I grew up in a fundamentalist Christian home. Keeping God’s law was a big thing, especially the Ten Commandments. So when I hear Christians today talk about how all these undocumented immigrants are law breakers who must be deported, I know where they’re coming from.
For many Christians, especially white Christians like me, it doesn’t seem to matter that being in this country without documentation is a civil infraction, not a crime. To them, it’s criminal, deserving of the harshest punishment. It doesn’t matter that parents are taken from children, or that asylum seekers are flown without a hearing or trial to prisons in another country.
Neither are many religious people bothered that most immigrants, including families, are here for one reason: poverty, war or threats to their safety in their country of origin.
They should have come in the right way, they say. Yet, within our broken immigration system, we know there is no right way. And now we see that even those here legally, such as those under temporary protected status (TPS), are ordered to leave the country. These include immigrants from Haiti, Venezuela, Cuba and Nicaragua.
Even those with green cards, authorizing them as permanent residents, are being singled out and deported.
Yet not all Christians support President Trump’s cruel orders and policies. And there is increasing evidence that many who voted for Trump are now recoiling from his cruelty.
Meanwhile, others are calling for a return to the commandment of Jesus in the New Testament: “A new command I give you: Love one another.” Sometimes called Matthew 25 Christians, they turn to the Sermon on the Mount and the Parable of the Last Judgement to stand up against Trump’s cruel policies.

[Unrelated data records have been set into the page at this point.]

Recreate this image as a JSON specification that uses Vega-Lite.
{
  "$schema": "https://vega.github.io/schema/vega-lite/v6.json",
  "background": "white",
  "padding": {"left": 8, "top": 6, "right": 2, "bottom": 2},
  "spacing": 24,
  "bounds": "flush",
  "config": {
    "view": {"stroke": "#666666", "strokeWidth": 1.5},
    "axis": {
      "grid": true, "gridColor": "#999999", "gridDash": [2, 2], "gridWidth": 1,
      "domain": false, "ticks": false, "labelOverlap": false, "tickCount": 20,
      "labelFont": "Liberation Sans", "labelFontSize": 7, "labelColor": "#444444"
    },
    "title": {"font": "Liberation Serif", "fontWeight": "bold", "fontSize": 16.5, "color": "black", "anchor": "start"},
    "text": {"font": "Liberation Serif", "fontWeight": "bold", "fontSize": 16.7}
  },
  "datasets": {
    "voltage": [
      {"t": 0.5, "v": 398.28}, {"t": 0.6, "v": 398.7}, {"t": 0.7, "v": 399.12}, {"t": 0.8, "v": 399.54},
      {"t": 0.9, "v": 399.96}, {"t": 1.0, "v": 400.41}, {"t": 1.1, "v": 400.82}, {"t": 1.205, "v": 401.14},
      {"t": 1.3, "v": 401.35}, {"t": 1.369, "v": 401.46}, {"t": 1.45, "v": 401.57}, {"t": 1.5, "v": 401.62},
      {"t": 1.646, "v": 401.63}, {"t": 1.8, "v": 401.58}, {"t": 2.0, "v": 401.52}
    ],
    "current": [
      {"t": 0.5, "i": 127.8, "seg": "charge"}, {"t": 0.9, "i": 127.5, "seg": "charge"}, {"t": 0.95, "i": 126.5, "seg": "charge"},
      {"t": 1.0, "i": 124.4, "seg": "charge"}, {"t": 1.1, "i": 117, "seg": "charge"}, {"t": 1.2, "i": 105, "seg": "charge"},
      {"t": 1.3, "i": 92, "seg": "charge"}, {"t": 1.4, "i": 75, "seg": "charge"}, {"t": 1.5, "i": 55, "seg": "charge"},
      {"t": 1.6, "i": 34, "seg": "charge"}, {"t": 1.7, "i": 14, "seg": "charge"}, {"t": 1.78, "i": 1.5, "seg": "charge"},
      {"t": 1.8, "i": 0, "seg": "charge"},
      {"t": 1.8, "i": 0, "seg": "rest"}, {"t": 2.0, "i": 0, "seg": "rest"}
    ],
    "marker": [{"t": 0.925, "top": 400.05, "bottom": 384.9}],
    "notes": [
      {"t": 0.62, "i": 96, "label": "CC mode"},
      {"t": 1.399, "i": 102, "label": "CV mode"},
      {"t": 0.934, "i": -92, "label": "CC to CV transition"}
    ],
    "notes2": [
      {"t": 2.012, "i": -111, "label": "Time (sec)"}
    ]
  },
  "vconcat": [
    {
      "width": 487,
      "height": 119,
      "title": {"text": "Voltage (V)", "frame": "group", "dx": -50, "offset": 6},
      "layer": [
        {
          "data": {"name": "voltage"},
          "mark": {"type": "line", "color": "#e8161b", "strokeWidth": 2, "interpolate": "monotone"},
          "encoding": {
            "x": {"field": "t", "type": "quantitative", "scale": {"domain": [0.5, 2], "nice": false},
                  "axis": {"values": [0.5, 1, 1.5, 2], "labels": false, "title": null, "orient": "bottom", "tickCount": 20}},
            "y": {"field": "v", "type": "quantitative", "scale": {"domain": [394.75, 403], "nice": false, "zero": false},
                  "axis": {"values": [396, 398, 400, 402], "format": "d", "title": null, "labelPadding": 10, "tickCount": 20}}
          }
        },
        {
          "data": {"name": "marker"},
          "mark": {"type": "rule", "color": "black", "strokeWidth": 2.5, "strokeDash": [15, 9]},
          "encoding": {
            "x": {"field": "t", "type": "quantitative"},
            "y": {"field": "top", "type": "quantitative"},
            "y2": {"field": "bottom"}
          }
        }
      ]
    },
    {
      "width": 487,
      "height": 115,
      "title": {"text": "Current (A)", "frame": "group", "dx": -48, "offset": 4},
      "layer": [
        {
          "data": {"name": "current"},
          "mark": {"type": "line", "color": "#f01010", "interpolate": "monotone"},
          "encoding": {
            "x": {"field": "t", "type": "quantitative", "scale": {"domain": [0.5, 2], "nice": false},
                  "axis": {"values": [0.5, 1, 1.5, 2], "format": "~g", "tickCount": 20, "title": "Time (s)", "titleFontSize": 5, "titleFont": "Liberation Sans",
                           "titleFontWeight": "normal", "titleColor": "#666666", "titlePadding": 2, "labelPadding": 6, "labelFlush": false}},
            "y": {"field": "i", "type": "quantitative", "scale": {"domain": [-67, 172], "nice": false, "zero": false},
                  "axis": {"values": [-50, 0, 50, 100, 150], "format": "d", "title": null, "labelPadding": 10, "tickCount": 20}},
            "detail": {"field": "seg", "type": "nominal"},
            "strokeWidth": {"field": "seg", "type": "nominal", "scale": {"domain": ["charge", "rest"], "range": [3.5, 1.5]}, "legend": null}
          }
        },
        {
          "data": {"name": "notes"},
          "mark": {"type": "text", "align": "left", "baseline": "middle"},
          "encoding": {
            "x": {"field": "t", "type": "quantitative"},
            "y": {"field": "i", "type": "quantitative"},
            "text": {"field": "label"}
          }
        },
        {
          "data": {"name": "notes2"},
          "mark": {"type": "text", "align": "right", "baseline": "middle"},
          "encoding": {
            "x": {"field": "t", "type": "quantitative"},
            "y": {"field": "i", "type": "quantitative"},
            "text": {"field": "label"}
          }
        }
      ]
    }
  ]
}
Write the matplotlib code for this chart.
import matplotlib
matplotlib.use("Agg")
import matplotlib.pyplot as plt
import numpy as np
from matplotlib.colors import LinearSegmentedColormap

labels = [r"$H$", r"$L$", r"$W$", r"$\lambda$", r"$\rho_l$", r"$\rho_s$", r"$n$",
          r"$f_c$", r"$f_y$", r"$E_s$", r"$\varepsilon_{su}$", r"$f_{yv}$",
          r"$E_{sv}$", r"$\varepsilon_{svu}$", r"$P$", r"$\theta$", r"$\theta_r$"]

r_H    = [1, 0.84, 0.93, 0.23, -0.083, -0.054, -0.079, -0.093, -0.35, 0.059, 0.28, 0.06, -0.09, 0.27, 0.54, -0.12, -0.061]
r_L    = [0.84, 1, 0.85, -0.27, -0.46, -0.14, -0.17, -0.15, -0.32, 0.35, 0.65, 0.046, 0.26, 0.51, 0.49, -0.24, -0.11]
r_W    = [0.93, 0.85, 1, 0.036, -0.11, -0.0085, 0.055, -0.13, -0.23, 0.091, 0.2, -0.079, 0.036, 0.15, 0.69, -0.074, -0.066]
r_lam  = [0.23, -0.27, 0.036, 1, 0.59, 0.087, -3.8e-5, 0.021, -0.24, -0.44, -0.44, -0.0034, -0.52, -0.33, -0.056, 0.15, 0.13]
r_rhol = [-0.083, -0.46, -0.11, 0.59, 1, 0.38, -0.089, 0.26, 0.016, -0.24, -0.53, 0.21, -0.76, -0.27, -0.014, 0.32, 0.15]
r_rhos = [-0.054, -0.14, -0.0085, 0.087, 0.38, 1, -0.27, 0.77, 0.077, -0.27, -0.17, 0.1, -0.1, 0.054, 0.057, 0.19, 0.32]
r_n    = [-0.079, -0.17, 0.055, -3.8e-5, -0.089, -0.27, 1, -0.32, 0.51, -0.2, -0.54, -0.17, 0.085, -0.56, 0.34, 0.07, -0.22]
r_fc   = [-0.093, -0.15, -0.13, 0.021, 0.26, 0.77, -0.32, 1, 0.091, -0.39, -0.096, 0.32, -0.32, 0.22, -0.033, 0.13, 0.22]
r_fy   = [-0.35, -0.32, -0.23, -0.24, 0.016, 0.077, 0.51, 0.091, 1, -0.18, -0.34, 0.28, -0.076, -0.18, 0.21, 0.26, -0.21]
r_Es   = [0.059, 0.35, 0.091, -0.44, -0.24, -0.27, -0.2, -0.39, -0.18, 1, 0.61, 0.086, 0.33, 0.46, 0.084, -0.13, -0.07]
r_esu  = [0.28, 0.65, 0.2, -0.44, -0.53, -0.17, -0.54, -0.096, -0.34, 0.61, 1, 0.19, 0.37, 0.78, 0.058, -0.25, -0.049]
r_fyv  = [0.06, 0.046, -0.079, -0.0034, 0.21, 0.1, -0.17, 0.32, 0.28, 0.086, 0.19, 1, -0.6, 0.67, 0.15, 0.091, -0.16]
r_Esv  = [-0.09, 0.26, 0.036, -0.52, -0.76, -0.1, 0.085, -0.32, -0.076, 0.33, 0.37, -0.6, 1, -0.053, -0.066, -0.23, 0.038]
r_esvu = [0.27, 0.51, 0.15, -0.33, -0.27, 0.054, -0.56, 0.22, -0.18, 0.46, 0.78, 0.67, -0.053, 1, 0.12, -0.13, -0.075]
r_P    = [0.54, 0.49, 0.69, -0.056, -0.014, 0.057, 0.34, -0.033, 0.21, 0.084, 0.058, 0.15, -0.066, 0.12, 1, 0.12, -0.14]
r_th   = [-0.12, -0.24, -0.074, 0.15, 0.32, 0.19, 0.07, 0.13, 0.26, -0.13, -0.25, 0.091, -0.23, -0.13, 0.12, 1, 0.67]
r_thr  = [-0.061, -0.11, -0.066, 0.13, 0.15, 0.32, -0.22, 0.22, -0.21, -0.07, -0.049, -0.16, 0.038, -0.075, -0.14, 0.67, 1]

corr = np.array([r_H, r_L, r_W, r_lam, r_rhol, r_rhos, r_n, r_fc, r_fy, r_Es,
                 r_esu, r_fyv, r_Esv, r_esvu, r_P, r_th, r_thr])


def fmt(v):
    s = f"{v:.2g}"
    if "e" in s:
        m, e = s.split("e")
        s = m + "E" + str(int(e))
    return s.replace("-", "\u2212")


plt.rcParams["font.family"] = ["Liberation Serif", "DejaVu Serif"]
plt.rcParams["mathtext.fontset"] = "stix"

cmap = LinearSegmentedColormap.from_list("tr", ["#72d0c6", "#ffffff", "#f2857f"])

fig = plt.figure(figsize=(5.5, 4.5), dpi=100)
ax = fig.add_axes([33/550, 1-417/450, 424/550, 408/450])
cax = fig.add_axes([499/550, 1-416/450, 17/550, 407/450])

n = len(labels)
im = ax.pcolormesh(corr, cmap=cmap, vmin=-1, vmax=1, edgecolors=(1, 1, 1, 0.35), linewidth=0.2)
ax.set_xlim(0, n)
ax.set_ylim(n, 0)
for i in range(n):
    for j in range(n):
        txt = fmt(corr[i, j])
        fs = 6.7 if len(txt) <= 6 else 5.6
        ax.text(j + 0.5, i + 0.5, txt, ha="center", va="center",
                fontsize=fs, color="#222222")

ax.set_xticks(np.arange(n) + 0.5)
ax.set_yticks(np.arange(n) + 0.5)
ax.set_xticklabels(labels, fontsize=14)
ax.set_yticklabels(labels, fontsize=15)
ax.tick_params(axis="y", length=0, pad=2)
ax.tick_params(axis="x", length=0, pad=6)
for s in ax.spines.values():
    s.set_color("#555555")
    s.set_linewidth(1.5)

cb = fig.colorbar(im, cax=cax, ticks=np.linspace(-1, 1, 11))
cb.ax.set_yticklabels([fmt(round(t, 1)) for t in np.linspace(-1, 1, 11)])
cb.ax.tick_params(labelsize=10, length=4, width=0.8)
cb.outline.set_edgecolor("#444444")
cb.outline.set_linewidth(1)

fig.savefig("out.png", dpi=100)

Whatever happened to “I was hungry and you fed me. I was a stranger and you welcomed me”? they ask. What about, “In as much as you have done it unto one of the least of my brethren, you have done it unto me”?
They are joining those from other religions or none to demand a stop to the indiscriminate deportation of immigrants, refugees and asylum seekers. They are insisting on safe homes and communities for millions threatened by arrest and detention.
And they are a calling for a new law, such as one filed last week by Representative Sylvia Garcia of Texas. Co-sponsored by 201 members of Congress, the Dream and Promise Act would provide a pathway to US citizenship for most DACA recipients, other Dreamers, and those on Temporary Protected Status or Deferred Enforced Departure. In short, it would allow millions of our friends and neighbors to continue living, working and going to school in our country.
In a democracy, it is the duty of all to obey the laws. Yet, when a law is unjust, when it goes against our most deeply held beliefs and convictions, it is the duty of citizens to create a better law. For too many years, that has not happened. Now is the time to stop mass deportations. Now is the time to craft new immigration laws. Now, even in the midst of the storm.